What would you do with this situation?

My husband and I contracted a new home at $250k in a small community of the northwest area of Austin, and shall be expecting to close it sometime in June or July. Generally speaking, the home is in a good location (convenient and in a very good school district), and the neighborhood is nice and small, with 70+ lots and all the lots were already sold out.

This is our first property here in Austin. Although our primary intention to buy one was hopping to rent it out, however, as both of us are new to the market, we decided to consider where ourselves wanted to live as well, as a ‘backup’ in case we couldn’t make it. Not long after we signed the contract, an agent contracted one while a CPA came and did 2. Both the agent and the CPA have their own homes and bought the houses purely for investment. Now, what am I going to do with so many rental properties coming out at the same time, at the same location, even with the similar bed, bath, and square footage, even not mentioning in such a soft market?

I am thinking trying something creatively, like L/O, L/P, sell with owner finance, etc.

We have a good credit score (pre-approved 94% LTV) and have the fund to down 50k (20% of $250k, to avoid the PMI) and to keep the property. I believe the property will have good appreciation, as rarely find new homes below $300k in the area. But the challenge is what I could do to improve the cash flow. I contracted the property before I came to this site, I might do it differently today …, well, here are the numbers,

$1,900 rent (the rent range is $2,000 - $2,200 per month, but I believe it might be lower as the competition)

$1,200 loan monthly payment (6% 30 years for $200k, could be better)
$470 property tax (250k @2.2506% per year)
$9 homeowner’s association ($105 per year)
plus insurance, etc.

What would you do with this situation? Could you please help :-\ ?

Thank you very much indeed 8)!

Howdy Tracey:

Glad you joined the club. Looks like the best you can do is break even or make a few bucks but not much and if it is vacant any time you may loose cash flow wise. You should do well with appreciation if you can hold on until it becomes a sellers market again like parts of Ca or Fla today. There are a lot of L/P and L/O deals out there too.
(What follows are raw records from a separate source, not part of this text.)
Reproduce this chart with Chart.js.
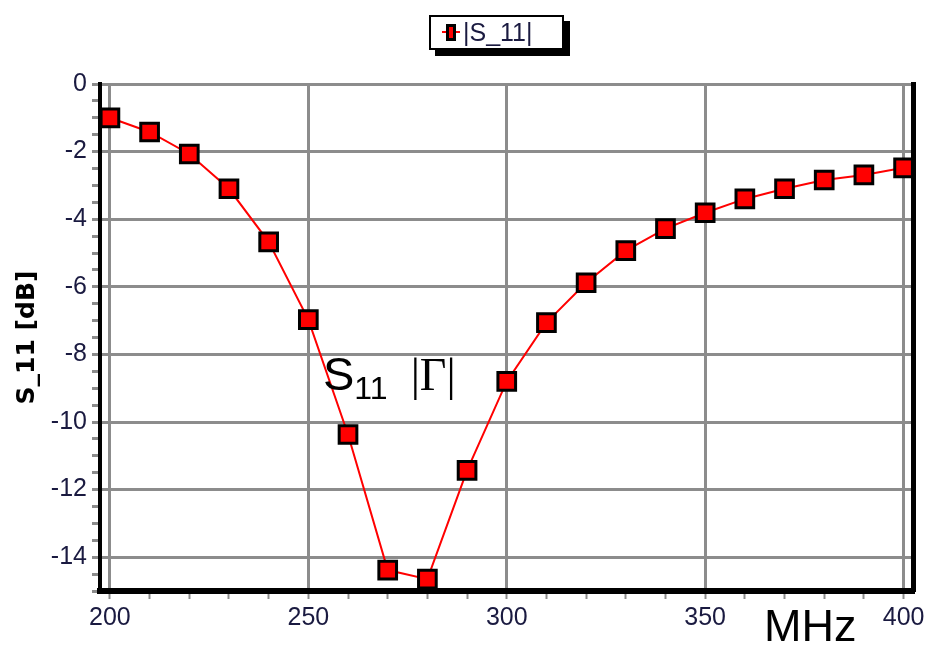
<!DOCTYPE html>
<html>
<head>
<meta charset="utf-8">
<script src="https://cdn.jsdelivr.net/npm/chart.js@4/dist/chart.umd.min.js"></script>
<style>
    html, body { margin: 0; padding: 0; background: #fff; }
    #wrap { position: relative; width: 929px; height: 647px; overflow: hidden; }
    #chart { position: absolute; left: 0; top: 0; }
    .legend {
        position: absolute; left: 429px; top: 15px; width: 131px; height: 31px;
        border: 2px solid #000; background: #fff; box-shadow: 6px 6px 0 #000;
        font: 25px "Liberation Sans", Arial, sans-serif; color: #1a1a40;
    }
    .legend .mark { position: absolute; left: 15px; top: 7px; width: 10px; height: 17px; background: #000; }
    .legend .mark i { position: absolute; left: 3px; top: 3px; width: 4px; height: 11px; background: #f00; }
    .legend .line { position: absolute; left: 11px; top: 14px; width: 18px; height: 2px; background: #f00; }
    .legend span { position: absolute; left: 32px; top: 0px; line-height: 31px; }
    .note { position: absolute; font-family: "Liberation Sans", Arial, sans-serif; color: #000; white-space: nowrap; }
</style>
</head>
<body>
<div id="wrap">
    <canvas id="chart" width="929" height="647"></canvas>
    <div class="legend"><div class="line"></div><div class="mark"><i></i></div><span>|S_11|</span></div>
    <div class="note" style="left:323px; top:346px; font-size:47px;">S<sub style="font-size:32px; vertical-align:-9px;">11</sub>
        <span style="font-family:'Liberation Serif','Times New Roman',serif; font-size:46px; margin-left:10px;">|Γ|</span></div>
    <div class="note" style="left:764px; top:600px; font-size:45px;">MHz</div>
</div>
<script>
// frequency sweep, MHz
const freqMHz = [200, 210, 220, 230, 240, 250, 260, 270, 280, 290, 300,
    310, 320, 330, 340, 350, 360, 370, 380, 390, 400];
// |S_11| in dB
const s11dB = [-1.0, -1.42, -2.07, -3.1, -4.67, -6.97, -10.37, -14.38, -14.65, -11.43, -8.8,
    -7.06, -5.88, -4.93, -4.28, -3.81, -3.4, -3.1, -2.84, -2.69, -2.48];

const xLabelTicks = [200, 250, 300, 350, 400];
const yLabelTicks = [0, -2, -4, -6, -8, -10, -12, -14];

const GRID = '#8c8c8c';
const TICK_FONT = { family: '"Liberation Sans", Arial, sans-serif', size: 25 };

new Chart(document.getElementById('chart'), {
    type: 'line',
    data: {
        datasets: [{
            label: '|S_11|',
            data: freqMHz.map((f, i) => ({ x: f, y: s11dB[i] })),
            borderColor: '#ff0000',
            borderWidth: 2,
            pointStyle: 'rect',
            pointRadius: 12.5,
            pointBorderWidth: 3,
            pointBackgroundColor: '#ff0000',
            pointBorderColor: '#000',
            tension: 0,
            clip: false,
        }],
    },
    options: {
        responsive: false,
        animation: false,
        layout: { padding: { top: 84, left: 0, right: 0, bottom: 0 } },
        plugins: {
            legend: { display: false },
            tooltip: { enabled: false },
        },
        scales: {
            x: {
                type: 'linear',
                min: 197.5,
                max: 402.5,
                afterFit: (s) => { s.height = 56; },
                ticks: {
                    stepSize: 10,
                    includeBounds: false,
                    autoSkip: false,
                    maxRotation: 0,
                    padding: 4,
                    color: '#1a1a40',
                    font: TICK_FONT,
                    callback: (v) => xLabelTicks.includes(v) ? String(v) : '',
                },
                grid: {
                    color: (c) => xLabelTicks.includes(c.tick && c.tick.value) ? GRID : 'rgba(0,0,0,0)',
                    lineWidth: 3,
                    tickColor: GRID,
                    tickWidth: 2,
                    tickLength: 8,
                },
                border: { color: '#000', width: 6 },
            },
            y: {
                min: -15,
                max: 0,
                afterFit: (s) => { s.width = 100; },
                ticks: {
                    stepSize: 0.5,
                    autoSkip: false,
                    padding: 5,
                    color: '#1a1a40',
                    font: TICK_FONT,
                    callback: (v) => yLabelTicks.includes(v) ? String(v) : '',
                },
                grid: {
                    color: (c) => yLabelTicks.includes(c.tick && c.tick.value) ? GRID : 'rgba(0,0,0,0)',
                    lineWidth: 3,
                    tickColor: GRID,
                    tickWidth: 3,
                    tickLength: 8,
                },
                border: { color: '#000', width: 4 },
                title: {
                    display: true,
                    text: 'S_11 [dB]',
                    color: '#000',
                    font: { family: '"DejaVu Sans", Verdana, sans-serif', size: 25, weight: 'bold' },
                    padding: { top: 12, bottom: 0 },
                },
            },
            yRight: {
                position: 'right',
                min: -15,
                max: 0,
                afterFit: (s) => { s.width = 12; },
                ticks: { display: false },
                grid: { drawOnChartArea: false, drawTicks: false },
                border: { color: '#000', width: 5 },
            },
        },
    },
});
</script>
</body>
</html>
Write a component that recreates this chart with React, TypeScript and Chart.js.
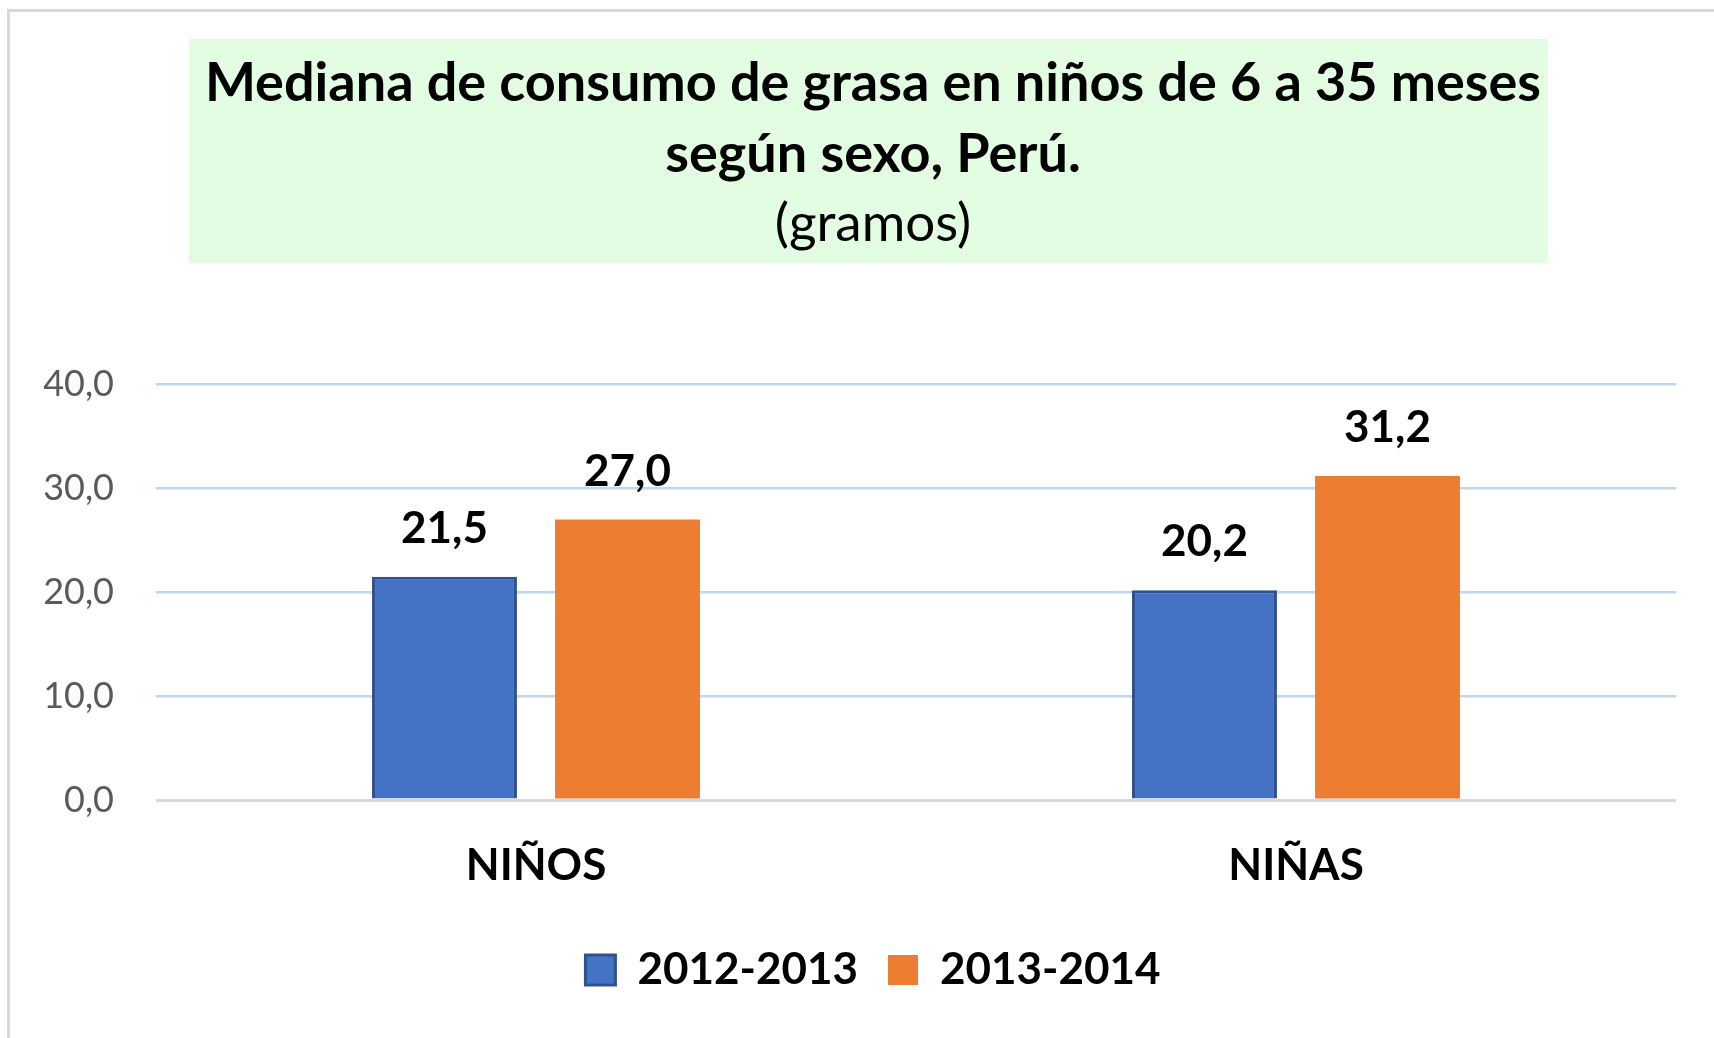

You may end up selling too low today on a L/P L/O deal so be carefull there not to short yourself for perhaps a few hundred extra per month cash flow.

I am not sure I would put so much down just to save on PMI. It is expensive but you could buy a small rent property and pay $50,000 cash and collect $600 to $700 per month rent or leverage it and get 4 or 5 small rent houses.

Just my few thoughts

Good luck and thank you,
Ted P. Stokely Jr
11505 Sw Oaks
Austin, Texas 78737
512-301-9171 home
512-587-6177 mobile

Ted,

Thank you very much for your input. ‘pay $50,000 cash and collect $600 to $700 per month rent’ sounds good to me, I am looking …, the deals, and also someone I might team up with.

By the way, do you still run your REI regular meeting?

Best Regards,
Tracey

Tracey,

I’m not current on available financing out there, but I just wondered if you had checked out loan programs other than 30 year fixed rate. Is there some type of adjustable rate that might “buy” you some time and meanwhile reduce your mortgage payment?

Nancy

Nancy,

There are loan programs other than 30 year fixed rate. Actually, in our case, we can get much better rate than 6% for 30 year. I used 6% for 30 years, just as a figure to show how ‘no good’ our cash flow is (even with ARM), and hope I can have some lights to improve it. I see your point, and thank you.

Tracey

One thing you can do is sell with owner financing or Contract for deed. Some have said that Contract for deed is no good anymore, but I have not found any basis for this.

You can sell for $300,000 @11 % interest rate. Ask for 5% down & carry the rest on a mortgage or land contract AKA contract for deed.

When the buyer refinances, you get cashed out.

David Garcia

The contract for deed laws have changed a great deal in Texas. There are several requirements the seller must abide by or the contract will be null and void.

Make sure you’re aware of all the issues concerning contract for deed in Texas before you use one.